WORK TO DO: Skip every picture and transcribe the remaining material exactly.

########################################

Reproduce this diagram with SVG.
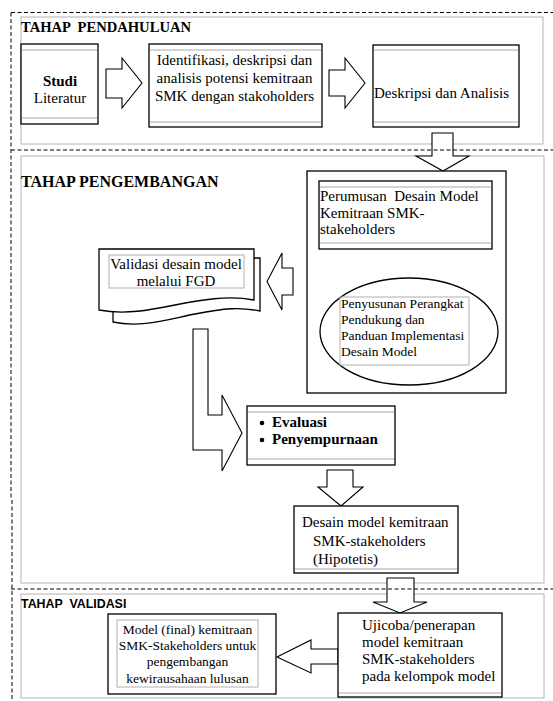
<svg xmlns="http://www.w3.org/2000/svg" width="553" height="701" viewBox="0 0 553 701">
<style>
.sec{fill:none;stroke:#b4b4b4;stroke-width:1}
.dash{fill:none;stroke:#000;stroke-width:1;stroke-dasharray:4 2.5}
.box{fill:#fff;stroke:#000;stroke-width:1.3}
.band{stroke:#a8a8a8;stroke-width:1;fill:none}
.gbox{fill:none;stroke:#b0b0b0;stroke-width:1}
.arr{fill:#fff;stroke:#000;stroke-width:1.1;stroke-linejoin:miter}
.t{font-family:"Liberation Serif","Times New Roman",serif;font-size:15px;fill:#000}
.s{font-size:13.5px}
.ttl{font-family:"Liberation Serif","Times New Roman",serif;font-weight:bold;fill:#000}
</style>
<rect width="553" height="701" fill="#fff"/>
<g id="sections">
<rect class="sec" x="21" y="17" width="522" height="127"/>
<rect class="sec" x="21" y="156" width="523" height="427"/>
<rect class="sec" x="21" y="594" width="523" height="104"/>
<text class="ttl" x="21" y="32" font-size="14.6" xml:space="preserve">TAHAP  PENDAHULUAN</text>
<text class="ttl" x="21" y="187" font-size="16">TAHAP PENGEMBANGAN</text>
<text x="21" y="608" font-family="'Liberation Sans',Arial,sans-serif" font-weight="bold" font-size="12.4" xml:space="preserve">TAHAP  VALIDASI</text>
</g>
<g id="connectors">
<polygon class="arr" points="106,69 122,69 122,58 142,83 122,108 122,98 106,98"/>
<polygon class="arr" points="329,70 345,70 345,58 365,83 345,108 345,96 329,96"/>
<polygon class="arr" points="432,133 453,133 453,156 469,156 443,171 416,156 432,156"/>
<polygon class="arr" points="394,253 422,253 422,266 430,266 408,277 385,266 394,266"/>
<polygon class="arr" points="293,268 293,295 282,295 282,310 267,281.5 282,253 282,268"/>
<polygon class="arr" points="193,329 208,329 208,415 222,415 222,395 242,433 222,471 222,450 193,450"/>
<polygon class="arr" points="327,470 353,470 353,487 363,487 341,506 318,487 327,487"/>
<polygon class="arr" points="387,578 414,578 414,602 427,602 400,613 373,602 387,602"/>
<polygon class="arr" points="338,649 311,649 311,640 277,657 311,673 311,664 338,664"/>
</g>
<g id="studi">
<rect class="box" x="21" y="44" width="77" height="80"/>
<line class="band" x1="22" y1="50" x2="97" y2="50"/>
<line class="band" x1="22" y1="118" x2="97" y2="118"/>
<text class="t" x="60" y="86" text-anchor="middle" font-size="13" font-weight="bold">Studi</text>
<text class="t" x="60" y="103" text-anchor="middle">Literatur</text>
</g>
<g id="identifikasi">
<rect class="box" x="149" y="44" width="173" height="83"/>
<line class="band" x1="150" y1="50" x2="321" y2="50"/>
<line class="band" x1="150" y1="122" x2="321" y2="122"/>
<text class="t" x="234.5" y="65" text-anchor="middle">Identifikasi, deskripsi dan</text>
<text class="t" x="234.5" y="83" text-anchor="middle">analisis potensi kemitraan</text>
<text class="t" x="234.5" y="101" text-anchor="middle">SMK dengan stakoholders</text>
</g>
<g id="deskripsi">
<rect class="box" x="373" y="45" width="146" height="82"/>
<line class="band" x1="374" y1="50" x2="518" y2="50"/>
<line class="band" x1="374" y1="122" x2="518" y2="122"/>
<text class="t" x="374" y="98">Deskripsi dan Analisis</text>
</g>
<g id="perumusan-group">
<rect class="box" x="307" y="171" width="199" height="222"/>
</g>
<g id="perumusan">
<rect class="box" x="319" y="181" width="173" height="68"/>
<line class="band" x1="320" y1="187" x2="491" y2="187"/>
<line class="band" x1="320" y1="243" x2="491" y2="243"/>
<text class="t" x="320" y="201" xml:space="preserve">Perumusan  Desain Model</text>
<text class="t" x="320" y="218">Kemitraan SMK-</text>
<text class="t" x="320" y="234">stakeholders</text>
</g>
<g id="penyusunan">
<ellipse class="box" cx="409" cy="331.5" rx="89" ry="53.5"/>
<rect class="gbox" x="340" y="297" width="129" height="68"/>
<text class="t s" x="341" y="308">Penyusunan Perangkat</text>
<text class="t s" x="341" y="324">Pendukung dan</text>
<text class="t s" x="341" y="340">Panduan Implementasi</text>
<text class="t s" x="341" y="356">Desain Model</text>
</g>
<g id="validasi">
<path class="box" d="M113,312 V322 C140,328 165,320 195,314 S240,307 260,311 V258 H254"/>
<path class="box" d="M99,249 H254 V300 C228,295 200,300 175,305 S125,315 99,310 Z"/>
<rect class="gbox" x="109" y="255" width="135" height="33"/>
<text class="t" x="176" y="269" text-anchor="middle">Validasi desain model</text>
<text class="t" x="176" y="286" text-anchor="middle">melalui FGD</text>
</g>
<g id="evaluasi">
<rect class="box" x="247" y="406" width="148" height="59"/>
<line class="band" x1="248" y1="412" x2="394" y2="412"/>
<line class="band" x1="248" y1="459" x2="394" y2="459"/>
<circle cx="262" cy="423" r="2.3" fill="#000"/>
<circle cx="262" cy="440" r="2.3" fill="#000"/>
<text class="t" x="272" y="427" font-weight="bold" font-size="14.3">Evaluasi</text>
<text class="t" x="272" y="444" font-weight="bold" font-size="14.3">Penyempurnaan</text>
</g>
<g id="desain-hipotetis">
<rect class="box" x="294" y="506" width="164" height="67"/>
<line class="band" x1="295" y1="569" x2="457" y2="569"/>
<text class="t" x="302" y="527">Desain model kemitraan</text>
<text class="t" x="313" y="546">SMK-stakeholders</text>
<text class="t" x="313" y="564">(Hipotetis)</text>
</g>
<g id="ujicoba">
<rect class="box" x="338" y="613" width="164" height="84"/>
<line class="band" x1="339" y1="693" x2="501" y2="693"/>
<text class="t" x="362" y="630">Ujicoba/penerapan</text>
<text class="t" x="362" y="647">model kemitraan</text>
<text class="t" x="362" y="664">SMK-stakeholders</text>
<text class="t" x="362" y="681">pada kelompok model</text>
</g>
<g id="model-final">
<rect class="box" x="108" y="614" width="168" height="80"/>
<rect class="gbox" x="117" y="620" width="141" height="67"/>
<text class="t s" x="187.5" y="634" text-anchor="middle">Model (final) kemitraan</text>
<text class="t s" x="187.5" y="650" text-anchor="middle">SMK-Stakeholders untuk</text>
<text class="t s" x="187.5" y="666" text-anchor="middle">pengembangan</text>
<text class="t s" x="187.5" y="683" text-anchor="middle">kewirausahaan lulusan</text>
</g>
<g id="dashed-frame">
<line class="dash" x1="11" y1="12.5" x2="553" y2="12.5"/>
<line class="dash" x1="11" y1="150" x2="553" y2="150"/>
<line class="dash" x1="11" y1="589" x2="553" y2="589"/>
<line class="dash" x1="11" y1="12.5" x2="11" y2="500"/>
<line class="dash" x1="12" y1="500" x2="12" y2="701"/>
</g>
</svg>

########################################

FULL ANSWER:
Reproduce this diagram with SVG.
<svg xmlns="http://www.w3.org/2000/svg" width="553" height="701" viewBox="0 0 553 701">
<style>
.sec{fill:none;stroke:#b4b4b4;stroke-width:1}
.dash{fill:none;stroke:#000;stroke-width:1;stroke-dasharray:4 2.5}
.box{fill:#fff;stroke:#000;stroke-width:1.3}
.band{stroke:#a8a8a8;stroke-width:1;fill:none}
.gbox{fill:none;stroke:#b0b0b0;stroke-width:1}
.arr{fill:#fff;stroke:#000;stroke-width:1.1;stroke-linejoin:miter}
.t{font-family:"Liberation Serif","Times New Roman",serif;font-size:15px;fill:#000}
.s{font-size:13.5px}
.ttl{font-family:"Liberation Serif","Times New Roman",serif;font-weight:bold;fill:#000}
</style>
<rect width="553" height="701" fill="#fff"/>
<g id="sections">
<rect class="sec" x="21" y="17" width="522" height="127"/>
<rect class="sec" x="21" y="156" width="523" height="427"/>
<rect class="sec" x="21" y="594" width="523" height="104"/>
<text class="ttl" x="21" y="32" font-size="14.6" xml:space="preserve">TAHAP  PENDAHULUAN</text>
<text class="ttl" x="21" y="187" font-size="16">TAHAP PENGEMBANGAN</text>
<text x="21" y="608" font-family="'Liberation Sans',Arial,sans-serif" font-weight="bold" font-size="12.4" xml:space="preserve">TAHAP  VALIDASI</text>
</g>
<g id="connectors">
<polygon class="arr" points="106,69 122,69 122,58 142,83 122,108 122,98 106,98"/>
<polygon class="arr" points="329,70 345,70 345,58 365,83 345,108 345,96 329,96"/>
<polygon class="arr" points="432,133 453,133 453,156 469,156 443,171 416,156 432,156"/>
<polygon class="arr" points="394,253 422,253 422,266 430,266 408,277 385,266 394,266"/>
<polygon class="arr" points="293,268 293,295 282,295 282,310 267,281.5 282,253 282,268"/>
<polygon class="arr" points="193,329 208,329 208,415 222,415 222,395 242,433 222,471 222,450 193,450"/>
<polygon class="arr" points="327,470 353,470 353,487 363,487 341,506 318,487 327,487"/>
<polygon class="arr" points="387,578 414,578 414,602 427,602 400,613 373,602 387,602"/>
<polygon class="arr" points="338,649 311,649 311,640 277,657 311,673 311,664 338,664"/>
</g>
<g id="studi">
<rect class="box" x="21" y="44" width="77" height="80"/>
<line class="band" x1="22" y1="50" x2="97" y2="50"/>
<line class="band" x1="22" y1="118" x2="97" y2="118"/>
<text class="t" x="60" y="86" text-anchor="middle" font-size="13" font-weight="bold">Studi</text>
<text class="t" x="60" y="103" text-anchor="middle">Literatur</text>
</g>
<g id="identifikasi">
<rect class="box" x="149" y="44" width="173" height="83"/>
<line class="band" x1="150" y1="50" x2="321" y2="50"/>
<line class="band" x1="150" y1="122" x2="321" y2="122"/>
<text class="t" x="234.5" y="65" text-anchor="middle">Identifikasi, deskripsi dan</text>
<text class="t" x="234.5" y="83" text-anchor="middle">analisis potensi kemitraan</text>
<text class="t" x="234.5" y="101" text-anchor="middle">SMK dengan stakoholders</text>
</g>
<g id="deskripsi">
<rect class="box" x="373" y="45" width="146" height="82"/>
<line class="band" x1="374" y1="50" x2="518" y2="50"/>
<line class="band" x1="374" y1="122" x2="518" y2="122"/>
<text class="t" x="374" y="98">Deskripsi dan Analisis</text>
</g>
<g id="perumusan-group">
<rect class="box" x="307" y="171" width="199" height="222"/>
</g>
<g id="perumusan">
<rect class="box" x="319" y="181" width="173" height="68"/>
<line class="band" x1="320" y1="187" x2="491" y2="187"/>
<line class="band" x1="320" y1="243" x2="491" y2="243"/>
<text class="t" x="320" y="201" xml:space="preserve">Perumusan  Desain Model</text>
<text class="t" x="320" y="218">Kemitraan SMK-</text>
<text class="t" x="320" y="234">stakeholders</text>
</g>
<g id="penyusunan">
<ellipse class="box" cx="409" cy="331.5" rx="89" ry="53.5"/>
<rect class="gbox" x="340" y="297" width="129" height="68"/>
<text class="t s" x="341" y="308">Penyusunan Perangkat</text>
<text class="t s" x="341" y="324">Pendukung dan</text>
<text class="t s" x="341" y="340">Panduan Implementasi</text>
<text class="t s" x="341" y="356">Desain Model</text>
</g>
<g id="validasi">
<path class="box" d="M113,312 V322 C140,328 165,320 195,314 S240,307 260,311 V258 H254"/>
<path class="box" d="M99,249 H254 V300 C228,295 200,300 175,305 S125,315 99,310 Z"/>
<rect class="gbox" x="109" y="255" width="135" height="33"/>
<text class="t" x="176" y="269" text-anchor="middle">Validasi desain model</text>
<text class="t" x="176" y="286" text-anchor="middle">melalui FGD</text>
</g>
<g id="evaluasi">
<rect class="box" x="247" y="406" width="148" height="59"/>
<line class="band" x1="248" y1="412" x2="394" y2="412"/>
<line class="band" x1="248" y1="459" x2="394" y2="459"/>
<circle cx="262" cy="423" r="2.3" fill="#000"/>
<circle cx="262" cy="440" r="2.3" fill="#000"/>
<text class="t" x="272" y="427" font-weight="bold" font-size="14.3">Evaluasi</text>
<text class="t" x="272" y="444" font-weight="bold" font-size="14.3">Penyempurnaan</text>
</g>
<g id="desain-hipotetis">
<rect class="box" x="294" y="506" width="164" height="67"/>
<line class="band" x1="295" y1="569" x2="457" y2="569"/>
<text class="t" x="302" y="527">Desain model kemitraan</text>
<text class="t" x="313" y="546">SMK-stakeholders</text>
<text class="t" x="313" y="564">(Hipotetis)</text>
</g>
<g id="ujicoba">
<rect class="box" x="338" y="613" width="164" height="84"/>
<line class="band" x1="339" y1="693" x2="501" y2="693"/>
<text class="t" x="362" y="630">Ujicoba/penerapan</text>
<text class="t" x="362" y="647">model kemitraan</text>
<text class="t" x="362" y="664">SMK-stakeholders</text>
<text class="t" x="362" y="681">pada kelompok model</text>
</g>
<g id="model-final">
<rect class="box" x="108" y="614" width="168" height="80"/>
<rect class="gbox" x="117" y="620" width="141" height="67"/>
<text class="t s" x="187.5" y="634" text-anchor="middle">Model (final) kemitraan</text>
<text class="t s" x="187.5" y="650" text-anchor="middle">SMK-Stakeholders untuk</text>
<text class="t s" x="187.5" y="666" text-anchor="middle">pengembangan</text>
<text class="t s" x="187.5" y="683" text-anchor="middle">kewirausahaan lulusan</text>
</g>
<g id="dashed-frame">
<line class="dash" x1="11" y1="12.5" x2="553" y2="12.5"/>
<line class="dash" x1="11" y1="150" x2="553" y2="150"/>
<line class="dash" x1="11" y1="589" x2="553" y2="589"/>
<line class="dash" x1="11" y1="12.5" x2="11" y2="500"/>
<line class="dash" x1="12" y1="500" x2="12" y2="701"/>
</g>
</svg>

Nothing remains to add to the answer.